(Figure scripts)

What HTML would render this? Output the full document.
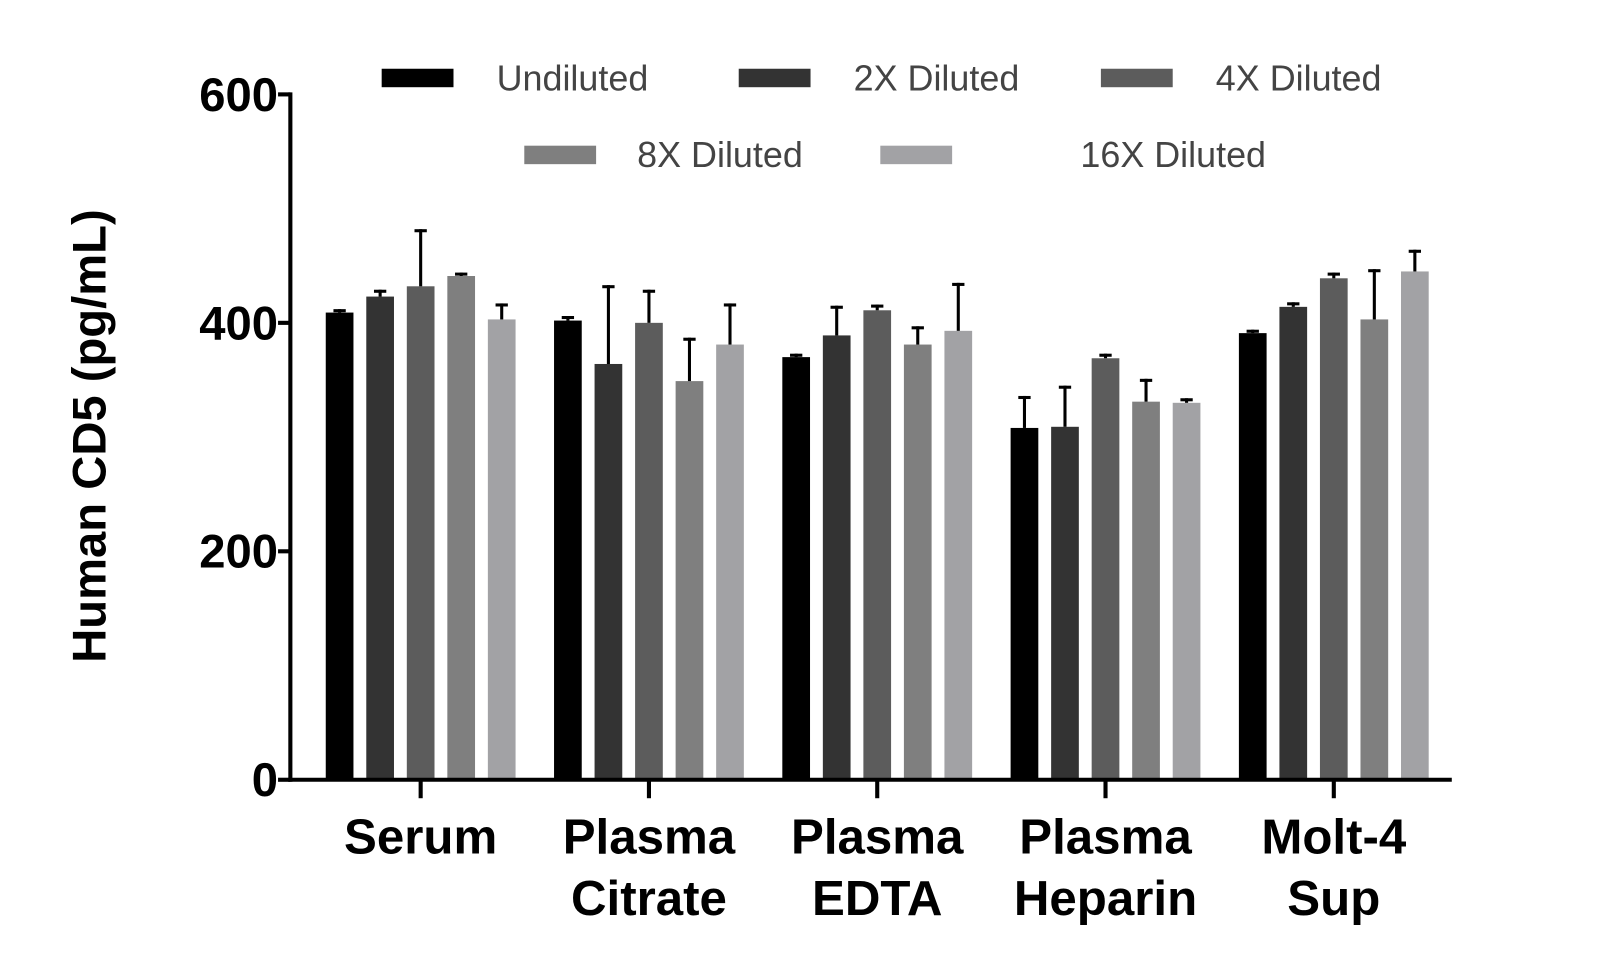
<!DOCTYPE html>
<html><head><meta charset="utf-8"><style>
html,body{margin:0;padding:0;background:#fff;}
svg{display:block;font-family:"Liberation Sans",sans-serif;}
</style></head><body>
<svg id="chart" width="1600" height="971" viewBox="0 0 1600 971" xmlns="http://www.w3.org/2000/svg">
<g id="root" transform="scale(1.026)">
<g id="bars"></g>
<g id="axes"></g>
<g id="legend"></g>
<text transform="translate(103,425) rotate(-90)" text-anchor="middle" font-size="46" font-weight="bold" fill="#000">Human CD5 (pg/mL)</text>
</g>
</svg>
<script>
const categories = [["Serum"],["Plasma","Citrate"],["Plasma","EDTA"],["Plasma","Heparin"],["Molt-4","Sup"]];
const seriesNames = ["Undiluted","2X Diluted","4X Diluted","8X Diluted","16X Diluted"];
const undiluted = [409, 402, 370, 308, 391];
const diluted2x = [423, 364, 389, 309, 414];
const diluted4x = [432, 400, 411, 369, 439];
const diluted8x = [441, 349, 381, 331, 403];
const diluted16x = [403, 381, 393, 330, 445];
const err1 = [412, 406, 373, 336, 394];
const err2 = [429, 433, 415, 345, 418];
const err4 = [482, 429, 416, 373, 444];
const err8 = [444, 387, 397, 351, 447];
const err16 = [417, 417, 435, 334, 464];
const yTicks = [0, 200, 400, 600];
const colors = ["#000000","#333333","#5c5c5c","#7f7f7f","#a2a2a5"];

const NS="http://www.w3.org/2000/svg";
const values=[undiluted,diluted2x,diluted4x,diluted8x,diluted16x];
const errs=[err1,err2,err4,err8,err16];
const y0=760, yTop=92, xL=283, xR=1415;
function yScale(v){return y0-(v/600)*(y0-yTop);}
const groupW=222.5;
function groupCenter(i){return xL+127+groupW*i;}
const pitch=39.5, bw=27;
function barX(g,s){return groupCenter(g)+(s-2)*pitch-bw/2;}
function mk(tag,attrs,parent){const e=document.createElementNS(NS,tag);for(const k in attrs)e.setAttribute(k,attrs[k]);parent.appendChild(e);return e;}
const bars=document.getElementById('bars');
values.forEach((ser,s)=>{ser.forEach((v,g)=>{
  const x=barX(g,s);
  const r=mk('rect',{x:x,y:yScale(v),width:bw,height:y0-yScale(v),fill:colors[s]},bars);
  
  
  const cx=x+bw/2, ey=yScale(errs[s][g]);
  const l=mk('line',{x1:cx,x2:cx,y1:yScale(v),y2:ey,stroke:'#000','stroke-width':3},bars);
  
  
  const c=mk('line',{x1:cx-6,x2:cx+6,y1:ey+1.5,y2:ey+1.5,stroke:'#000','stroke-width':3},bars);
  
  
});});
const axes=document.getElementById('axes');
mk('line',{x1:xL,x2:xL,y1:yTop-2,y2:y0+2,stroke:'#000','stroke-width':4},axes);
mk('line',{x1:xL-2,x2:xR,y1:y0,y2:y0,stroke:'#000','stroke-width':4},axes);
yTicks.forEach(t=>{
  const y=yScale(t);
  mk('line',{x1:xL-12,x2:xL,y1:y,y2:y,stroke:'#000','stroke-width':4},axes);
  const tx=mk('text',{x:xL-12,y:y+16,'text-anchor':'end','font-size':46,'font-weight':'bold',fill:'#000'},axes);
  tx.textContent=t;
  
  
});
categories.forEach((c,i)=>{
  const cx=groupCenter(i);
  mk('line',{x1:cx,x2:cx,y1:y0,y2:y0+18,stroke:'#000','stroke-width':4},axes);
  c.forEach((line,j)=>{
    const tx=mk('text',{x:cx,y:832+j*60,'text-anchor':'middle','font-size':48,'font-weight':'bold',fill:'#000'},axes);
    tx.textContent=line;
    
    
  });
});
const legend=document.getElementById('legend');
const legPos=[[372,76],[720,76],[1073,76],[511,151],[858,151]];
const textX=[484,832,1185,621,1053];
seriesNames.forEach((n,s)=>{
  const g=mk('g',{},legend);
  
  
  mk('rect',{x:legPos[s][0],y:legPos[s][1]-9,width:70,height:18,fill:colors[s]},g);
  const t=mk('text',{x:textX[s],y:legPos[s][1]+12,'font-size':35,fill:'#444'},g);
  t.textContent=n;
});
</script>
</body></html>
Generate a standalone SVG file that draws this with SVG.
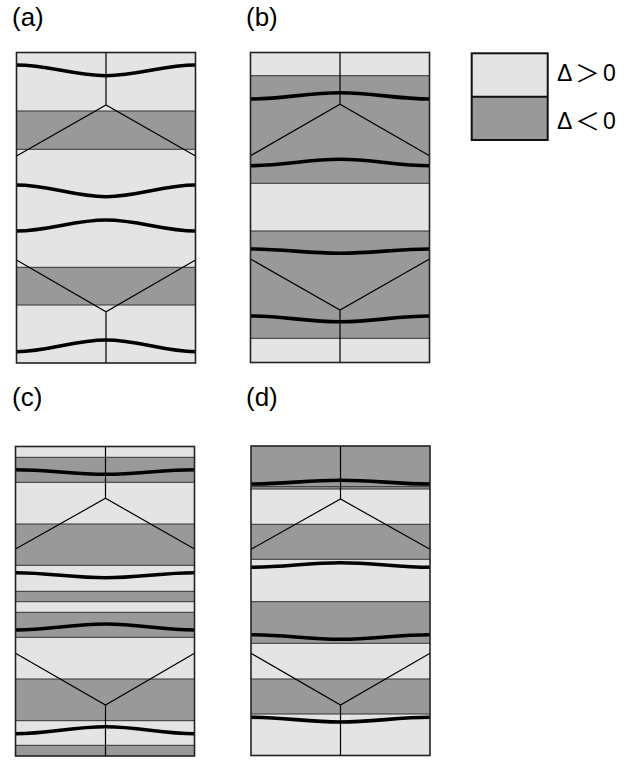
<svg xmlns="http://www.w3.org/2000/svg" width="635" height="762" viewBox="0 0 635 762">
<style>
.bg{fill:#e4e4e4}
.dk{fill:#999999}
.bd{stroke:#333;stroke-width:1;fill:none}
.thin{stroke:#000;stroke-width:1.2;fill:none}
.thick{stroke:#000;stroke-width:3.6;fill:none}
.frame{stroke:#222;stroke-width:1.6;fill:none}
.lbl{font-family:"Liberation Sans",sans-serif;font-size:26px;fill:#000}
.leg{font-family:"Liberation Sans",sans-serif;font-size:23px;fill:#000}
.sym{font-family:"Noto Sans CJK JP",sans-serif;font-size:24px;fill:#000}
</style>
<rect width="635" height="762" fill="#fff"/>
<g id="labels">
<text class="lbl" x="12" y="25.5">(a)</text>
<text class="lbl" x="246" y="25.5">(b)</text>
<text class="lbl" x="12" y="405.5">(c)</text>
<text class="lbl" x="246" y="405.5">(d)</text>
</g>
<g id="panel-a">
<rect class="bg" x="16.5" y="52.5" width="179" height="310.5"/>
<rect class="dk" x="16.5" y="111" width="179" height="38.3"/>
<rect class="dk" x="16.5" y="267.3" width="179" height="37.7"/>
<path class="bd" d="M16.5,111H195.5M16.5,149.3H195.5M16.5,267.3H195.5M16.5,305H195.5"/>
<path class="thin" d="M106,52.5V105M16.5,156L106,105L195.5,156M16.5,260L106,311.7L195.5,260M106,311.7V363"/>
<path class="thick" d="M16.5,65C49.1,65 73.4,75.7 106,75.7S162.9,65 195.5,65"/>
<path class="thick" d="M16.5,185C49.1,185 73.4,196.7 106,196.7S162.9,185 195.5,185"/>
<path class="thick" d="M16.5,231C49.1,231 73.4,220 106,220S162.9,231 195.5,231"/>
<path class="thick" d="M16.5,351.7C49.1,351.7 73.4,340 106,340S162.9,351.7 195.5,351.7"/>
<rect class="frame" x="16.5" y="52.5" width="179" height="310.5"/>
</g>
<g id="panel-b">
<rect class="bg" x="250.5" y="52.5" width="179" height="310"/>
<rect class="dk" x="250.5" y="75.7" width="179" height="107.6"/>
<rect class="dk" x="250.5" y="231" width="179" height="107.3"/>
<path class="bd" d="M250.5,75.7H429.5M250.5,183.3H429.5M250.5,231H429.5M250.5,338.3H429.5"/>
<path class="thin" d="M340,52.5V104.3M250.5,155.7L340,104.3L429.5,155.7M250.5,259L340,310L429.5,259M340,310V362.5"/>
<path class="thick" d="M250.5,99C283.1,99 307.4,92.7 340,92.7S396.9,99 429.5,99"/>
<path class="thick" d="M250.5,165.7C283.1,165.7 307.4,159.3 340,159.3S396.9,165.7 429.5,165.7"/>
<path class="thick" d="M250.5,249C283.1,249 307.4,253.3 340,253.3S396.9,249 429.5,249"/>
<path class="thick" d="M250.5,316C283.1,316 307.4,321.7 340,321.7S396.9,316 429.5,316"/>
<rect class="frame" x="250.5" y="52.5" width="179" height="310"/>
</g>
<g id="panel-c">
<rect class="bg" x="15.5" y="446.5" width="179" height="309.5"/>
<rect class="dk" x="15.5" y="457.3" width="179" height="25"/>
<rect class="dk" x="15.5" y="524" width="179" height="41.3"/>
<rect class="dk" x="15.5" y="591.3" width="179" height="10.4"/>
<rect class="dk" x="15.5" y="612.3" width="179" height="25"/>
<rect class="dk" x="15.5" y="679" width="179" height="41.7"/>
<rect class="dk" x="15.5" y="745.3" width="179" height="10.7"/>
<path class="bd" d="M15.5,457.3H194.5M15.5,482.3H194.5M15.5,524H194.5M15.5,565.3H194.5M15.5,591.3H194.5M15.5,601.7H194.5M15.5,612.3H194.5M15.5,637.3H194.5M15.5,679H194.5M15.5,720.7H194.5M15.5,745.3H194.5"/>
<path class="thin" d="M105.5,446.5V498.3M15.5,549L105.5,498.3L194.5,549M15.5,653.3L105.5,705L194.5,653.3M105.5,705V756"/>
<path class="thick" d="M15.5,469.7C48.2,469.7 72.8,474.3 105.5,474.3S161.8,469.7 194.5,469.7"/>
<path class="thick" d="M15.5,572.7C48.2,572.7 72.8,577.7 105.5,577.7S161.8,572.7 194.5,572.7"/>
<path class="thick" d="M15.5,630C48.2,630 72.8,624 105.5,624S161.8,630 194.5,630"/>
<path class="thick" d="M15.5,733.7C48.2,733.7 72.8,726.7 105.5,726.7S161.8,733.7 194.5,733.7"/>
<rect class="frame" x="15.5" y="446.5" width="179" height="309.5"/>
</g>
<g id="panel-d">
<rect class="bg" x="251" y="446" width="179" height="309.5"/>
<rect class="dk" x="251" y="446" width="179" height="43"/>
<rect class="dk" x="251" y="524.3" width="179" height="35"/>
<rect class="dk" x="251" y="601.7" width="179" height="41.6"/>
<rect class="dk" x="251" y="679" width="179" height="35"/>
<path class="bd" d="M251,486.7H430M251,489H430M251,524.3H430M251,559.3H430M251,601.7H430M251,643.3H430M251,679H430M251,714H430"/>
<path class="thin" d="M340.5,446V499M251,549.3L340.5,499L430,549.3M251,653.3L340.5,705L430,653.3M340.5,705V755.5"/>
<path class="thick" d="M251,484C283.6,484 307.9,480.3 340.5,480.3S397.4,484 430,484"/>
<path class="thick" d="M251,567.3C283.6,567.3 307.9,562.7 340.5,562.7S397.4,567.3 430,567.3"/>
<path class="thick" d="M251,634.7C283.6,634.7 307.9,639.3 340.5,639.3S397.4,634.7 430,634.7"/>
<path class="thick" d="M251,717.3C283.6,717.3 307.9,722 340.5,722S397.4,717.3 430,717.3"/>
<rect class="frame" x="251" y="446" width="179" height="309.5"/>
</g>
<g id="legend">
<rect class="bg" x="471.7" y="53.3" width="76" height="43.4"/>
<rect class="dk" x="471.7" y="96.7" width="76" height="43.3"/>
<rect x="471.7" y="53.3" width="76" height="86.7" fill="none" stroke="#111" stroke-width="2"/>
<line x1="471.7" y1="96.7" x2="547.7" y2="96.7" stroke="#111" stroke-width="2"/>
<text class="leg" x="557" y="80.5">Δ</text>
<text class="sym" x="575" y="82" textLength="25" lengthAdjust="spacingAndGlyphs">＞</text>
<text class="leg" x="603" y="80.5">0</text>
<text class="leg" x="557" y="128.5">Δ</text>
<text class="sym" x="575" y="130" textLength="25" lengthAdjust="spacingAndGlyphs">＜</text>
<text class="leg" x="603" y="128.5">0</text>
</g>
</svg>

» **Required work**:
Count the lines that include the word "this" and state the result as a bare number.

» **Task solution**:
2